* What is required
Write every line out verbatim and omit the pictures.

====

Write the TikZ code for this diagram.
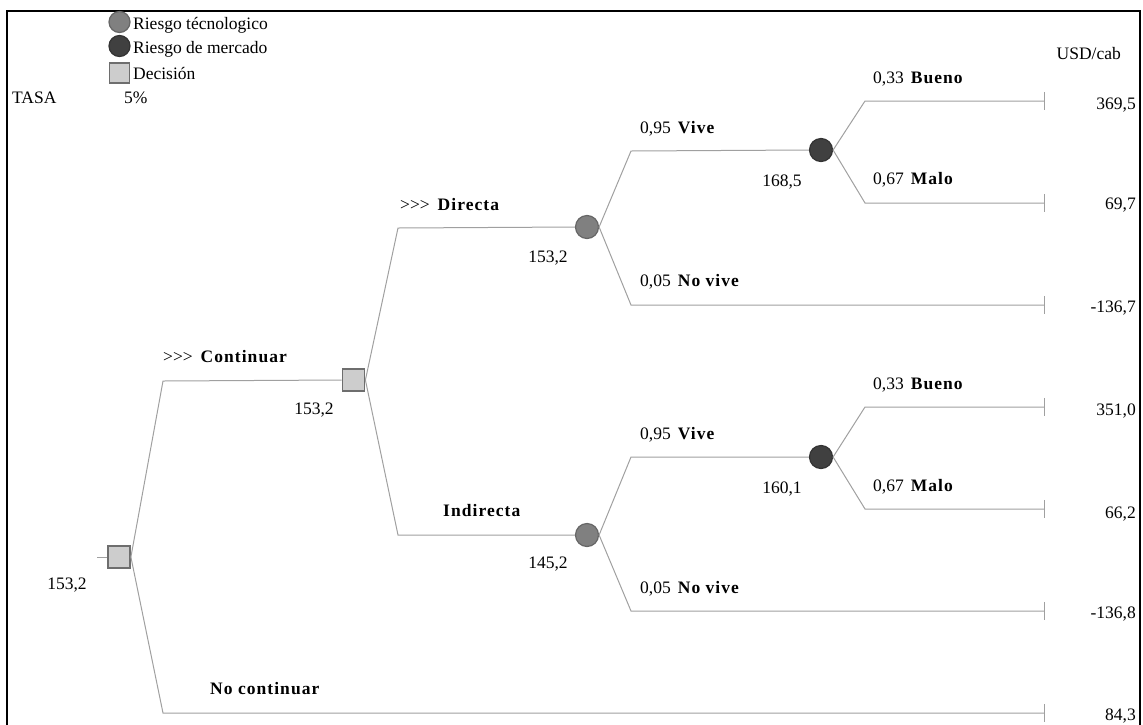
\documentclass[tikz,border=0pt]{standalone}
\usepackage{fontspec}
\setmainfont{Liberation Serif}[BoldFeatures={LetterSpace=6}]
\newcommand{\chosen}{>\kern0pt>\kern0pt>\hspace{0.45em}}
\begin{document}
\definecolor{branchgray}{HTML}{A0A0A0}
\definecolor{techfill}{HTML}{808080}
\definecolor{techline}{HTML}{666666}
\definecolor{mktfill}{HTML}{404040}
\definecolor{mktline}{HTML}{333333}
\definecolor{decfill}{HTML}{CDCDCD}
\definecolor{decline}{HTML}{6E6E6E}
\begin{tikzpicture}[x=1pt,y=-1pt,
  branch/.style={draw=branchgray,line width=1pt},
  tech/.style={circle,minimum size=23pt,inner sep=0,fill=techfill,draw=techline,line width=1.2pt},
  market/.style={circle,minimum size=23pt,inner sep=0,fill=mktfill,draw=mktline,line width=1.2pt},
  decision/.style={rectangle,minimum size=22pt,inner sep=0,fill=decfill,draw=decline,line width=1.8pt},
  term/.style={rectangle,minimum height=18pt,minimum width=0pt,inner sep=0},
  txt/.style={inner sep=0,font=\fontsize{17.5}{20}\selectfont},
  lbl/.style={txt,anchor=base west},
  val/.style={txt,anchor=base},
  pay/.style={txt,anchor=base east}]
\useasboundingbox (0,0) rectangle (1143,724);
% frame
\draw[line width=2.5pt] (7,730) -- (7,11) -- (1140,11) -- (1140,730);

% legend
\node[tech,minimum size=21pt] (lgtech) at (119.5,22) {};
\node[market,minimum size=21pt] (lgmkt) at (119.5,46) {};
\node[decision,minimum size=20pt,line width=1.5pt] (lgdec) at (119.5,73) {};
\node[lbl] (lgtechtxt) at (133,29) {Riesgo técnologico};
\node[lbl] (lgmkttxt) at (133,53) {Riesgo de mercado};
\node[lbl] (lgdectxt) at (133,79) {Decisión};
\node[lbl] (tasa) at (12,103) {TASA};
\node[lbl] (tasaval) at (124,103) {5\%};
\node[pay] (unit) at (1121,59) {USD/cab};

% decision and chance nodes
\node[decision] (root) at (119,557) {};
\node[decision] (cont) at (353.5,380) {};
\node[tech] (dir) at (587,227) {};
\node[tech] (ind) at (587,535) {};
\node[market] (mkt1) at (821,150) {};
\node[market] (mkt2) at (821,457) {};

% terminal ticks
\foreach \n/\y in {t1/101,t2/203,t3/305,t4/407,t5/509,t6/611,t7/713}
  \node[term] (\n) at (1044,\y) {};
\foreach \n in {t1,t2,t3,t4,t5,t6,t7}
  \draw[branch] (\n.north) -- (\n.south);

% bend points
\coordinate (kin) at (97,557);
\coordinate (kc) at (163,381);
\coordinate (kn) at (163,713);
\coordinate (kd) at (398,228);
\coordinate (ki) at (398,535);
\coordinate (kdv) at (631,151);
\coordinate (kdn) at (631,305);
\coordinate (kiv) at (631,457);
\coordinate (kin2) at (631,611);
\coordinate (k1b) at (865,101);
\coordinate (k1m) at (865,203);
\coordinate (k2b) at (865,407);
\coordinate (k2m) at (865,509);

% branches
\draw[branch] (kin) -- (root.west);
\draw[branch] (root.east) -- (kc) -- (cont.west);
\draw[branch] (root.east) -- (kn) -- (t7);
\draw[branch] (cont.east) -- (kd) -- (dir.west);
\draw[branch] (cont.east) -- (ki) -- (ind.west);
\draw[branch] (dir.east) -- (kdv) -- (mkt1.west);
\draw[branch] (dir.east) -- (kdn) -- (t3);
\draw[branch] (ind.east) -- (kiv) -- (mkt2.west);
\draw[branch] (ind.east) -- (kin2) -- (t6);
\draw[branch] (mkt1.east) -- (k1b) -- (t1);
\draw[branch] (mkt1.east) -- (k1m) -- (t2);
\draw[branch] (mkt2.east) -- (k2b) -- (t4);
\draw[branch] (mkt2.east) -- (k2m) -- (t5);

% branch labels
\node[lbl] (lcont) at (163,362) {\chosen\textbf{Continuar}};
\node[lbl] (lnocont) at (210,694) {\textbf{No continuar}};
\node[lbl] (ldir) at (400,210) {\chosen\textbf{Directa}};
\node[lbl] (lind) at (443,516) {\textbf{Indirecta}};
\node[lbl] (ldv) at (640,133) {0,95\hspace{0.4em}\textbf{Vive}};
\node[lbl] (ldn) at (640,286) {0,05\hspace{0.4em}\textbf{No vive}};
\node[lbl] (liv) at (640,439) {0,95\hspace{0.4em}\textbf{Vive}};
\node[lbl] (lin) at (640,593) {0,05\hspace{0.4em}\textbf{No vive}};
\node[lbl] (l1b) at (873,83) {0,33\hspace{0.4em}\textbf{Bueno}};
\node[lbl] (l1m) at (873,184) {0,67\hspace{0.4em}\textbf{Malo}};
\node[lbl] (l2b) at (873,389) {0,33\hspace{0.4em}\textbf{Bueno}};
\node[lbl] (l2m) at (873,491) {0,67\hspace{0.4em}\textbf{Malo}};

% expected values
\node[val] (vroot) at (67,589) {153,2};
\node[val] (vcont) at (314,414) {153,2};
\node[val] (vdir) at (548,262) {153,2};
\node[val] (vind) at (548,568) {145,2};
\node[val] (vmkt1) at (782,186) {168,5};
\node[val] (vmkt2) at (782,493) {160,1};

% payoffs
\node[pay] (p1) at (1136,109) {369,5};
\node[pay] (p2) at (1136,209) {69,7};
\node[pay] (p3) at (1136,312) {-136,7};
\node[pay] (p4) at (1136,415) {351,0};
\node[pay] (p5) at (1136,518) {66,2};
\node[pay] (p6) at (1136,618) {-136,8};
\node[pay] (p7) at (1136,720) {84,3};
\end{tikzpicture}
\end{document}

====

* Task solution
Write the TikZ code for this diagram.
\documentclass[tikz,border=0pt]{standalone}
\usepackage{fontspec}
\setmainfont{Liberation Serif}[BoldFeatures={LetterSpace=6}]
\newcommand{\chosen}{>\kern0pt>\kern0pt>\hspace{0.45em}}
\begin{document}
\definecolor{branchgray}{HTML}{A0A0A0}
\definecolor{techfill}{HTML}{808080}
\definecolor{techline}{HTML}{666666}
\definecolor{mktfill}{HTML}{404040}
\definecolor{mktline}{HTML}{333333}
\definecolor{decfill}{HTML}{CDCDCD}
\definecolor{decline}{HTML}{6E6E6E}
\begin{tikzpicture}[x=1pt,y=-1pt,
  branch/.style={draw=branchgray,line width=1pt},
  tech/.style={circle,minimum size=23pt,inner sep=0,fill=techfill,draw=techline,line width=1.2pt},
  market/.style={circle,minimum size=23pt,inner sep=0,fill=mktfill,draw=mktline,line width=1.2pt},
  decision/.style={rectangle,minimum size=22pt,inner sep=0,fill=decfill,draw=decline,line width=1.8pt},
  term/.style={rectangle,minimum height=18pt,minimum width=0pt,inner sep=0},
  txt/.style={inner sep=0,font=\fontsize{17.5}{20}\selectfont},
  lbl/.style={txt,anchor=base west},
  val/.style={txt,anchor=base},
  pay/.style={txt,anchor=base east}]
\useasboundingbox (0,0) rectangle (1143,724);
% frame
\draw[line width=2.5pt] (7,730) -- (7,11) -- (1140,11) -- (1140,730);

% legend
\node[tech,minimum size=21pt] (lgtech) at (119.5,22) {};
\node[market,minimum size=21pt] (lgmkt) at (119.5,46) {};
\node[decision,minimum size=20pt,line width=1.5pt] (lgdec) at (119.5,73) {};
\node[lbl] (lgtechtxt) at (133,29) {Riesgo técnologico};
\node[lbl] (lgmkttxt) at (133,53) {Riesgo de mercado};
\node[lbl] (lgdectxt) at (133,79) {Decisión};
\node[lbl] (tasa) at (12,103) {TASA};
\node[lbl] (tasaval) at (124,103) {5\%};
\node[pay] (unit) at (1121,59) {USD/cab};

% decision and chance nodes
\node[decision] (root) at (119,557) {};
\node[decision] (cont) at (353.5,380) {};
\node[tech] (dir) at (587,227) {};
\node[tech] (ind) at (587,535) {};
\node[market] (mkt1) at (821,150) {};
\node[market] (mkt2) at (821,457) {};

% terminal ticks
\foreach \n/\y in {t1/101,t2/203,t3/305,t4/407,t5/509,t6/611,t7/713}
  \node[term] (\n) at (1044,\y) {};
\foreach \n in {t1,t2,t3,t4,t5,t6,t7}
  \draw[branch] (\n.north) -- (\n.south);

% bend points
\coordinate (kin) at (97,557);
\coordinate (kc) at (163,381);
\coordinate (kn) at (163,713);
\coordinate (kd) at (398,228);
\coordinate (ki) at (398,535);
\coordinate (kdv) at (631,151);
\coordinate (kdn) at (631,305);
\coordinate (kiv) at (631,457);
\coordinate (kin2) at (631,611);
\coordinate (k1b) at (865,101);
\coordinate (k1m) at (865,203);
\coordinate (k2b) at (865,407);
\coordinate (k2m) at (865,509);

% branches
\draw[branch] (kin) -- (root.west);
\draw[branch] (root.east) -- (kc) -- (cont.west);
\draw[branch] (root.east) -- (kn) -- (t7);
\draw[branch] (cont.east) -- (kd) -- (dir.west);
\draw[branch] (cont.east) -- (ki) -- (ind.west);
\draw[branch] (dir.east) -- (kdv) -- (mkt1.west);
\draw[branch] (dir.east) -- (kdn) -- (t3);
\draw[branch] (ind.east) -- (kiv) -- (mkt2.west);
\draw[branch] (ind.east) -- (kin2) -- (t6);
\draw[branch] (mkt1.east) -- (k1b) -- (t1);
\draw[branch] (mkt1.east) -- (k1m) -- (t2);
\draw[branch] (mkt2.east) -- (k2b) -- (t4);
\draw[branch] (mkt2.east) -- (k2m) -- (t5);

% branch labels
\node[lbl] (lcont) at (163,362) {\chosen\textbf{Continuar}};
\node[lbl] (lnocont) at (210,694) {\textbf{No continuar}};
\node[lbl] (ldir) at (400,210) {\chosen\textbf{Directa}};
\node[lbl] (lind) at (443,516) {\textbf{Indirecta}};
\node[lbl] (ldv) at (640,133) {0,95\hspace{0.4em}\textbf{Vive}};
\node[lbl] (ldn) at (640,286) {0,05\hspace{0.4em}\textbf{No vive}};
\node[lbl] (liv) at (640,439) {0,95\hspace{0.4em}\textbf{Vive}};
\node[lbl] (lin) at (640,593) {0,05\hspace{0.4em}\textbf{No vive}};
\node[lbl] (l1b) at (873,83) {0,33\hspace{0.4em}\textbf{Bueno}};
\node[lbl] (l1m) at (873,184) {0,67\hspace{0.4em}\textbf{Malo}};
\node[lbl] (l2b) at (873,389) {0,33\hspace{0.4em}\textbf{Bueno}};
\node[lbl] (l2m) at (873,491) {0,67\hspace{0.4em}\textbf{Malo}};

% expected values
\node[val] (vroot) at (67,589) {153,2};
\node[val] (vcont) at (314,414) {153,2};
\node[val] (vdir) at (548,262) {153,2};
\node[val] (vind) at (548,568) {145,2};
\node[val] (vmkt1) at (782,186) {168,5};
\node[val] (vmkt2) at (782,493) {160,1};

% payoffs
\node[pay] (p1) at (1136,109) {369,5};
\node[pay] (p2) at (1136,209) {69,7};
\node[pay] (p3) at (1136,312) {-136,7};
\node[pay] (p4) at (1136,415) {351,0};
\node[pay] (p5) at (1136,518) {66,2};
\node[pay] (p6) at (1136,618) {-136,8};
\node[pay] (p7) at (1136,720) {84,3};
\end{tikzpicture}
\end{document}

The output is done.